Analysis of the Electromagnetic Properties of 2000NN/2000NM Composites with Ferroelectric and Polymer Matrices

Abstract

The results of studying the electrical properties of ferrite-dielectric composites containing inclusions of Mn-Zn and Ni-Zn spinel ferrites with the same initial magnetic permeability (grades 2000NM and 2000NN, respectively) and different electrical resistance are presented. Polymer and ceramic dielectrics with different values of dielectric permeability were used as matrices of composites: polystyrene (PS525), polyvinylidene fluoride (grade F2MB), lead zirconate titanate (PZT-21), and barium titanate (TBK-3). Experimental samples of composites were obtained by hot pressing (for a polymer matrix) or cold pressing with a binder (for a ferroelectric ceramic matrix).
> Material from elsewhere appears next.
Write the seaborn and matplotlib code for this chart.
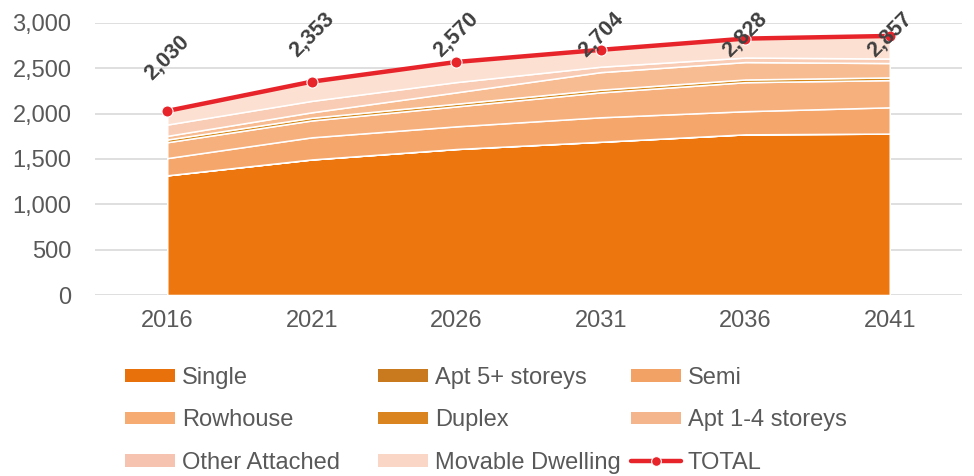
import matplotlib
matplotlib.use("Agg")
import matplotlib.pyplot as plt
from matplotlib.lines import Line2D
from matplotlib.patches import Patch
import pandas as pd
import seaborn as sns

# values (dwelling counts by type)
years = [2016, 2021, 2026, 2031, 2036, 2041]
single = [1320, 1495, 1610, 1690, 1772, 1780]
apt_5plus = [0, 0, 0, 0, 0, 0]
semi = [190, 244, 250, 270, 255, 290]
rowhouse = [175, 186, 220, 275, 320, 300]
duplex = [30, 30, 30, 30, 30, 30]
apt_1to4 = [40, 60, 125, 193, 192, 158]
other_attached = [125, 126, 113, 60, 50, 50]
movable = [150, 212, 222, 186, 209, 249]
total = [2030, 2353, 2570, 2704, 2828, 2857]

series_names = ["Single", "Apt 5+ storeys", "Semi", "Rowhouse", "Duplex",
                "Apt 1-4 storeys", "Other Attached", "Movable Dwelling"]
series_values = [single, apt_5plus, semi, rowhouse, duplex,
                 apt_1to4, other_attached, movable]
colors = ["#ED760E", "#C97A1E", "#F5A66B", "#F6B07E", "#D4891A",
          "#F8BC92", "#F9CDB5", "#FCE0D2"]
legend_colors = ["#E8710C", "#C97A1E", "#F2A264", "#F6AB72", "#D9841E",
                 "#F4B58C", "#F6C3B0", "#F9D6C6"]
TOTAL_RED = "#E8242B"
GRAY = "#595959"

sns.set_theme(style="white")
plt.rcParams["font.family"] = ["Liberation Sans", "DejaVu Sans"]

fig = plt.figure(figsize=(9.74, 4.76), dpi=100)
ax = fig.add_axes([95 / 974, 1 - 295 / 476, (962 - 95) / 974, (295 - 23) / 476])

ax.stackplot(years, *series_values, colors=colors, edgecolor="white", linewidth=1.1)

df_total = pd.DataFrame({"year": years, "total": total})
sns.lineplot(data=df_total, x="year", y="total", ax=ax, color=TOTAL_RED,
             linewidth=3.2, marker="o", markersize=8, markeredgecolor="white",
             markeredgewidth=0.8, zorder=5, legend=False)

# data labels, pushed down when they would leave the chart area
for x, t in zip(years, total):
    ax.text(x, min(t + 590, 2870), f"{t:,}", rotation=45, ha="center", va="center",
            fontsize=15.5, fontweight="bold", color="#404040", clip_on=False, zorder=6)

ax.set_xlim(years[0] - 2.5, years[-1] + 2.5)
ax.set_ylim(0, 3000)
ax.set_xticks(years)
ax.set_yticks(range(0, 3001, 500))
ax.set_yticklabels([f"{v:,}" for v in range(0, 3001, 500)])
ax.tick_params(axis="y", length=0, pad=17, labelsize=17, labelcolor=GRAY)
ax.tick_params(axis="x", length=0, pad=11, labelsize=17, labelcolor=GRAY)
ax.set_xlabel("")
ax.set_ylabel("")
ax.grid(axis="y", color="#D9D9D9", linewidth=1.2)
ax.set_axisbelow(True)
for s in ax.spines.values():
    s.set_visible(False)

# legend: 3 columns, laid out row by row like the original
handles = [Patch(facecolor=c, edgecolor="none") for c in legend_colors]
handles.append(Line2D([0], [0], color=TOTAL_RED, linewidth=3.2, marker="o",
                      markersize=7, markeredgecolor="white", markeredgewidth=0.8))
labels = series_names + ["TOTAL"]
col_x = [125, 378, 631]
for c in range(3):
    idx = [c, c + 3, c + 6]
    fig.legend([handles[i] for i in idx], [labels[i] for i in idx],
               loc="upper left", bbox_to_anchor=(col_x[c] / 974, 1 - 367 / 476),
               frameon=False, fontsize=17, labelcolor=GRAY, borderpad=0,
               handlelength=2.1, handleheight=0.45, handletextpad=0.3,
               labelspacing=0.86, borderaxespad=0)

fig.savefig("out.png", dpi=100)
It has been shown that the radio-absorbing properties of the obtained composites strongly depend on the electrical properties of a dielectric matrix and on the electrical resistivity of a filler. The highest attenuation of electromagnetic waves of 25–27 dB in the frequency range of 4–5 GHz is observed for ferrite-polymer composites with a 2000NM semiconductor filler with a 6-mm-thick radio-absorbing material. For composites filled with a Mn-Zn ferrite, a pronounced shift in the dispersion region of magnetic permeability is also observed, which in turn changes the frequency position of peak radio absorption. For the composites with a ferroelectric matrix, the operating frequency range for both fillers was shifted toward the low-frequency region of 1–4 GHz with maximum attenuation of up to 22 dB at the same thickness of the material. It was experimentally confirmed that, at a weight content C_m of ferrite of 40 wt %, an increase in the dielectric permeability of the matrix results in a decrease in frequency f_c of the center of minimum absorption and in a decrease in minimum reflection coefficient \(K_{{{\text{refl}}}}^{{\min }}\) at a metallic plate for a 2000NN filler with a high electrical resistance. For the composites with a 2000NM filler, the dependence of \(K_{{{\text{refl}}}}^{{\min }}\) (ε' of the matrix) passes through a minimum. The obtained composites can be considered as effective radio-absorbing materials for the frequency range of 1–6 GHz with peak attenuation of an electromagnetic wave in the range of 14–27 dB and with the operating frequency band of 1.1–2.5 GHz (at a level less than 10 dB).